2012: A Detour and a Completion

This past week, our party of five followed the Crawford Path from Crawford Notch up to Mizpah Spring Hut and the AT, where we spent our first night.  The next day, which started in the fog but cleared up nicely, we continued over Mts. Pierce, Eisenhower and Monroe and then on to  Lake of the Clouds Hut, where we spent the night.  Since Alison has led tours at President Monroe’s home, Ashlawn, climbing Mt. Monroe (5372′) was a special moment, and she was pleased that Mt. Monroe, with its two peaks, compares very well to the other southern Presidentials.

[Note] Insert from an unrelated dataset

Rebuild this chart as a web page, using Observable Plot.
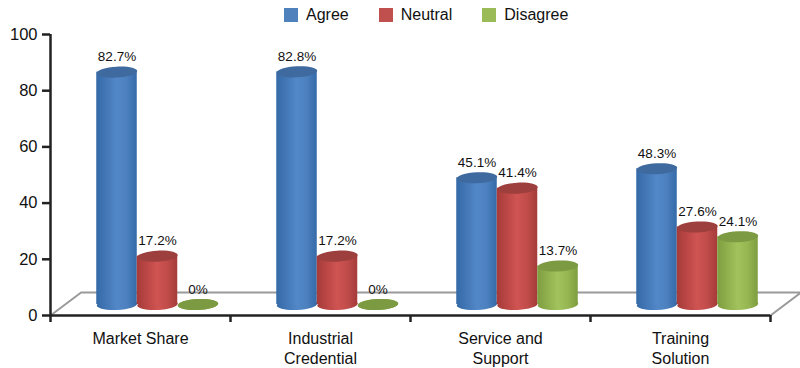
<!DOCTYPE html>
<html>
<head>
<meta charset="utf-8">
<script src="https://cdn.jsdelivr.net/npm/d3@7"></script>
<script src="https://cdn.jsdelivr.net/npm/@observablehq/plot@0.6"></script>
<style>
  html, body { margin: 0; background: #fff; font-family: "Liberation Sans", Arial, sans-serif; color: #111; }
  #legend { box-sizing: border-box; height: 24px; padding: 5px 0 0 284px; display: flex; align-items: center; font-size: 16px; }
  #legend span { display: inline-flex; align-items: center; margin-right: 30px; }
  #legend i { display: inline-block; width: 14px; height: 14px; margin-right: 8px; }
  svg { display: block; }
</style>
</head>
<body>
<div id="legend"></div>
<div id="chart"></div>
<script>
const categories = ["Market Share", "Industrial\nCredential", "Service and\nSupport", "Training\nSolution"];
const series = ["Agree", "Neutral", "Disagree"];
const agree = [82.7, 82.8, 45.1, 48.3];
const neutral = [17.2, 17.2, 41.4, 27.6];
const disagree = [0, 0, 13.7, 24.1];
const yTicks = [0, 20, 40, 60, 80, 100];

const swatches = ["#4f81bd", "#c0504d", "#9bbb59"];
const caps = ["#3f6a9f", "#9c3f3d", "#7b9a42"];
const shades = [
  ["#356aa8", "#4377b6", "#5388c8", "#4c80bf", "#356aa8"],
  ["#a53b39", "#bb4745", "#cf5452", "#c04c4a", "#a53b39"],
  ["#7e9e40", "#90b04e", "#a2c25d", "#96b652", "#7e9e40"]
];

const values = [agree, neutral, disagree];
const rows = categories.flatMap((category, g) =>
  series.map((name, s) => ({group: g, slot: s, series: name, value: values[s][g]}))
);

// Cylinders sit on the middle of the receding floor, so everything is nudged back by the same offset.
const barWidth = 0.225;
const depth = {dx: 17, dy: -11};
const left = (d) => d.group + 0.5 + (d.slot - 1.5) * barWidth;
const middle = (d) => d.group + 0.5 + (d.slot - 1) * barWidth;

// Flattened circle, used as a dot symbol for the cylinder ends.
const ellipse = {
  draw(context, size) {
    const a = Math.sqrt(size / Math.PI), b = a * 0.27, k = 0.5523;
    context.moveTo(-a, 0);
    context.bezierCurveTo(-a, -k * b, -k * a, -b, 0, -b);
    context.bezierCurveTo(k * a, -b, a, -k * b, a, 0);
    context.bezierCurveTo(a, k * b, k * a, b, 0, b);
    context.bezierCurveTo(-k * a, b, -a, k * b, -a, 0);
    context.closePath();
  }
};

const gradients = () => {
  const defs = d3.create("svg:defs");
  shades.forEach((stops, i) => {
    const g = defs.append("linearGradient").attr("id", `shade${i}`);
    stops.forEach((c, j) => g.append("stop").attr("offset", j / (stops.length - 1)).attr("stop-color", c));
  });
  return defs.node();
};

// Floor outline in data units: the back edge recedes up and to the right.
const backX = 0.17, backY = 8.2;
const floor = [[0, 0], [backX, backY], [4 + backX, backY], [4, 0]];
const tickColor = "#222";

const plot = Plot.plot({
  width: 800,
  height: 344,
  marginLeft: 50,
  marginRight: 30,
  marginTop: 10,
  marginBottom: 53,
  style: {fontFamily: "'Liberation Sans', Arial, sans-serif", color: "#111", background: "#fff"},
  x: {domain: [0, 4], axis: null},
  y: {domain: [0, 100], axis: null},
  color: {domain: series, range: series.map((_, i) => `url(#shade${i})`)},
  marks: [
    gradients,
    Plot.line(floor, {x: "0", y: "1", stroke: "#9a9a9a", strokeWidth: 2}),
    Plot.dot(rows, {x: middle, y: () => 0, r: barWidth * 90, symbol: ellipse, rotate: -3, fill: "series", ...depth}),
    Plot.rect(rows, {
      x1: left, x2: (d) => left(d) + barWidth,
      y1: () => 0, y2: "value",
      fill: "series", ...depth
    }),
    Plot.dot(rows, {
      x: middle, y: "value", r: barWidth * 90, symbol: ellipse, rotate: -3,
      fill: {value: (d) => caps[d.slot], scale: null}, ...depth
    }),
    Plot.text(rows, {
      x: middle, y: "value", text: (d) => `${d.value}%`,
      fontSize: 13.5, fill: "#111", dx: 17, dy: -26
    }),
    Plot.ruleX([0], {stroke: tickColor, strokeWidth: 2.5}),
    Plot.ruleY([0], {stroke: tickColor, strokeWidth: 2.5}),
    Plot.axisY({
      ticks: yTicks, tickSize: 8, tickPadding: 5, fontSize: 16.5, stroke: tickColor, strokeWidth: 2.5,
      label: null, anchor: "left", color: "#111"
    }),
    Plot.axisX({
      ticks: [0, 1, 2, 3, 4], tickSize: 7, tickFormat: () => "", stroke: tickColor, strokeWidth: 2.5,
      label: null, anchor: "bottom"
    }),
    Plot.text(categories, {
      x: (_, i) => i + 0.5, y: () => 0, text: (d) => d,
      fontSize: 16, lineHeight: 1.25, lineAnchor: "top", dy: 14, fill: "#111"
    })
  ]
});
document.getElementById("chart").append(plot);

const legend = d3.select("#legend");
series.forEach((name, i) => {
  const item = legend.append("span");
  item.append("i").style("background", swatches[i]);
  item.append("b").style("font-weight", "normal").text(name);
});
</script>
</body>
</html>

The next morning we hiked up to the summit of Mt. Washington, the highest mountain (6288′) in the U.S. northeast.  The weather worsened at the summit, however, and after waiting two hours to see if it would get better (it didn’t), we reluctantly arranged to take a van down to our car at Pinkham Notch.  We then drove around to the Valley Trail up to Madison Spring Hut (seeing a mother moose and her calf along the way).  Coming on top of our climb up Mt. Washington in the morning, the hike up the Valley Trail proved to be an exhausting one (with a 3500 feet elevation increase), but we all made it while dinner at the hut was still in progress.  In the morning, Nic and I climbed Mt. Madison, which along with Mt. Pierce, belatedly completed for me the Presidentials that the Harvard Mountaineering Club traverse had not covered.  The weather partly cleared at the top, giving us beautiful views of the clouds below and the summit of nearby Mt. Adams.  We all hiked out later in the afternoon and headed to my sister Eleanor’s place in the Catskills.  Overall, a great trip, and my thanks to Nic and Tim for conceiving and organizing it.